- Born: November 2, 1938 (age 87) Ville Platte, Louisiana, U.S.
- Genres: Cajun, country, swamp blues, swamp pop, zydeco
- Occupation: Record producer
- Years active: 1950s–present
- Labels: Flat Town Music Company, Big Mamou, Vee-Pee, Swallow, Jin, Maison de Soul, Kom-a-day, ZBC, Home Cooking, La Louisian
- Website: http://www.flattownmusic.com/Floyds-Record-Shop-C523.aspx

= Floyd Soileau =

American record producer (born 1938)

James Floyd Soileau (born November 2, 1938) is an American record producer.

==Biography==
Soileau was born in Faubourg, a small community between Ville Platte and Washington, Louisiana. He grew up speaking Cajun French and did not speak English until attending school at the age of 6 years. In his junior year of high school, he did an afternoon Cajun music show as a part-time job with KVPI radio in Ville Platte. After graduating from Ville Platte High School in 1956, he opened a small record store, Floyd's Record Shop, and discovered that although people were still interested in them, Cajun French records were no longer being produced. With the financial help of a friend, Ed Manuel (a juke box operator from Mamou, Louisiana), who wanted new French records for his juke boxes, Floyd released his first record on the Big Mamou label by artists Austin Pitre and Milton Molitor. In 1957 Lawrence Walker and Aldus Roger helped Floyd launch his own label, Swallow Records. The following year, he joined Broadcast Music, Inc. as a publisher under the company name of Flat Town Music. "Flat Town" was chosen as English for "Ville Platte," but also because Soileau's initial submissions were rejected for similarity to existing BMI members, and he figured that "flat town" would not already be in use.

In 1958, Soileau launched Floyd's Wholesale Distributing Co., which also specialized in servicing jukeboxes and record stores in the region. In 1964, the record shop moved to a larger location on Ville Platte's Main Street. In addition to records, and eventually cassettes and CDs, the shop carried books, musical instruments, souvenirs, and photography supplies, and even developed film.
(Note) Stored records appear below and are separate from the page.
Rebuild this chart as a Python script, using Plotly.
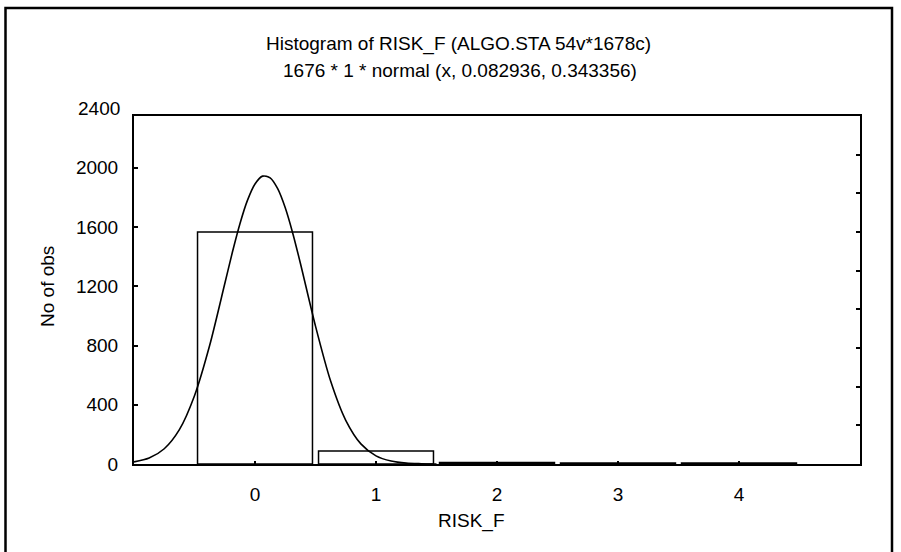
import plotly.graph_objects as go

# ---- data ----
categories = [0, 1, 2, 3, 4]
counts = [1566, 88, 10, 6, 6]

curve_x = [-1.0, -0.875, -0.75, -0.625, -0.5, -0.375, -0.25, -0.1875, -0.125,
           -0.0625, 0.0, 0.0625, 0.125, 0.1875, 0.25, 0.3125, 0.375, 0.5,
           0.625, 0.75, 0.875, 1.0, 1.125, 1.25, 1.375, 1.5]
curve_y = [14, 40, 103, 232, 461, 800, 1217, 1428, 1621,
           1780, 1891, 1944, 1932, 1859, 1730, 1557, 1356, 931,
           560, 295, 136, 55, 20, 6, 2, 0]

y_tick_vals = [0, 400, 800, 1200, 1600, 2000]
y_tick_text = ["0", "400", "800", "1200", "1600", "2000"]
x_tick_vals = [0, 1, 2, 3, 4]
x_tick_text = ["0", "1", "2", "3", "4"]

title_line1 = "Histogram of RISK_F (ALGO.STA 54v*1678c)"
title_line2 = "1676 * 1 * normal (x, 0.082936, 0.343356)"
x_title = "RISK_F"
y_title = "No of obs"

# ---- geometry (pixels) ----
W, H = 901, 552
L, R, T, B = 134, 860, 116, 464
PW, PH = R - L, B - T


def px(x):
    return (x - L) / PW


def py(y):
    return (B - y) / PH


FONT = "Liberation Sans, Arial, sans-serif"
FS = 19

fig = go.Figure()
fig.add_trace(go.Bar(
    x=categories, y=counts, width=0.95,
    marker=dict(color="white", line=dict(color="black", width=1.5)),
    showlegend=False, hoverinfo="skip"))
fig.add_trace(go.Scatter(
    x=curve_x, y=curve_y, mode="lines",
    line=dict(color="black", width=1.6, shape="spline", smoothing=0.8),
    showlegend=False, hoverinfo="skip", cliponaxis=True))
# helper trace for right-side tick axis
fig.add_trace(go.Scatter(x=[-2], y=[-1], yaxis="y2", mode="markers",
                         marker=dict(opacity=0), showlegend=False,
                         hoverinfo="skip"))

fig.update_layout(
    width=W, height=H,
    margin=dict(l=L, r=W - R, t=T, b=H - B, pad=0),
    paper_bgcolor="white", plot_bgcolor="white",
    font=dict(family=FONT, size=FS, color="black"),
    xaxis=dict(range=[-1, 5], tickvals=x_tick_vals, ticktext=x_tick_text,
               ticks="inside", ticklen=3, tickwidth=1.5, tickcolor="black",
               showline=True, linecolor="black", linewidth=2, mirror=True,
               showgrid=False, zeroline=False, ticklabelstandoff=12,
               tickfont=dict(family=FONT, size=FS, color="black")),
    yaxis=dict(range=[0, 2350], tickvals=y_tick_vals, ticktext=y_tick_text,
               ticks="inside", ticklen=4, tickwidth=1.5, tickcolor="black",
               showline=True, linecolor="black", linewidth=2, mirror=True,
               showgrid=False, zeroline=False, ticklabelstandoff=10,
               tickfont=dict(family=FONT, size=FS, color="black")),
    yaxis2=dict(overlaying="y", side="right", range=[0, 9],
                tickvals=[1, 2, 3, 4, 5, 6, 7, 8], ticks="inside",
                ticklen=4, tickwidth=1.5, tickcolor="black",
                showticklabels=False, showline=False, showgrid=False,
                zeroline=False),
    bargap=0.05,
)

ann = dict(xref="paper", yref="paper", showarrow=False,
           font=dict(family=FONT, size=FS, color="black"))
fig.add_annotation(text=title_line1, x=px(458), y=py(44), xanchor="center",
                   yanchor="middle", **ann)
fig.add_annotation(text=title_line2, x=px(460), y=py(71), xanchor="center",
                   yanchor="middle", **ann)
fig.add_annotation(text=x_title, x=px(471), y=py(521), xanchor="center",
                   yanchor="middle", **ann)
fig.add_annotation(text=y_title, x=px(47), y=py(287), xanchor="center",
                   yanchor="middle", textangle=-90, **ann)
fig.add_annotation(text="2400", x=px(122), y=py(108), xanchor="right",
                   yanchor="middle", **ann)

# outer frame
fig.add_shape(type="rect", xref="paper", yref="paper",
              x0=px(5.5), x1=px(892), y0=py(570), y1=py(8),
              line=dict(color="black", width=2.5), fillcolor="rgba(0,0,0,0)",
              layer="below")

fig.write_html("out.html",
               config={"displayModeBar": False},
               post_script="document.body.style.margin='0';"
                           "document.body.style.overflow='hidden';")
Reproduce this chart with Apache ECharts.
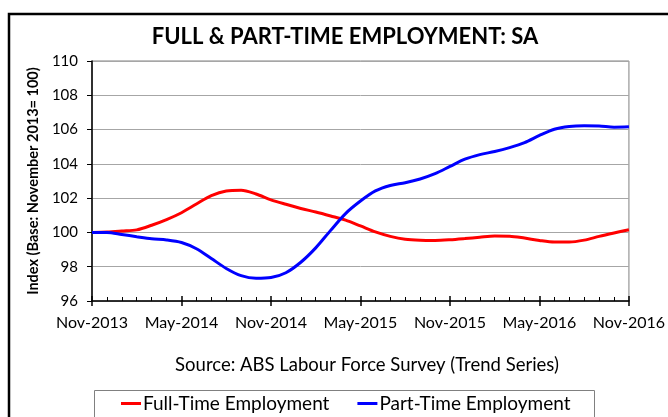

Over the past 40 years, Swallow Records has released 265 45rpm single records and 151 albums of Cajun French music, including recordings by Adam Hebert, Belton Richard, Dewey Balfa and the Balfa Brothers, Nathan Abshire, Jambalaya Cajun Band, Paul Daigle & Cajun Gold, D.L. Menard, and many more, plus recordings by the Cajun French storyteller Marion Marcotte. 1958 saw the beginning of Jin Records with artists such as Clint West, Tommy McLain & the Boogie Kings, Lil' Bob & The Lollipops, Warren Storm, Skip Stewart, Rockin' Sidney, Rod Bernard, Johnny Allan and others making significant contributions to what was the, then, controversial swamp pop music. In 1975 he established his Maison de Soul record label, devoted to Creole and zydeco music, including artists such as Clifton Chenier, Rockin' Dopsie, Keith Frank, Chris Ardoin, Zydeco Force, Jeffery Brousard, and others. Some of the hit singles produced by Soileau include Rockin' Sidney's "My Toot Toot," Keith Frank's "Movin' On Up," and Don Fontenot's "Ride the Donkey." He has always encouraged his artists to compose new songs to record, and his Flat Town Music Company now publishes over 2800 songs, a majority of which are Cajun, swamp pop, and zydeco songs.

His Swallow Publications has published two books on the Cajun French language, Cajun Dictionary and Cajun Self-taught, both by Rev. Jules Daigle, and Jeff Hannusch's I Hear You Knockin, the story of early New Orleans rhythm and blues. He operated Swallow Recording Studios in Ville Platte for over 15 years, and sold his last studio in 1975 to Ronnie Kole, who moved the studio to Slidell, Louisiana. That year he opened a vinyl record pressing plant and printing company for LP record jackets and labels, the only such facility in Louisiana. In 1988, a writer for Billboard estimated that Flat Town Music labels were responsible for about 75% of Cajun and zydeco titles in print at the time.

The record pressing plant closed in 1994. Eventually, the store closed but the online mail order business continues.

In 1959, he married his high school sweetheart Jinver Ortego, after whom Jin Records is named. They have three daughters, Catherine, Connie and Cindy, and one son, Christopher. Floyd was inducted into the Acadian Museum in Louisiana on October 19, 2002.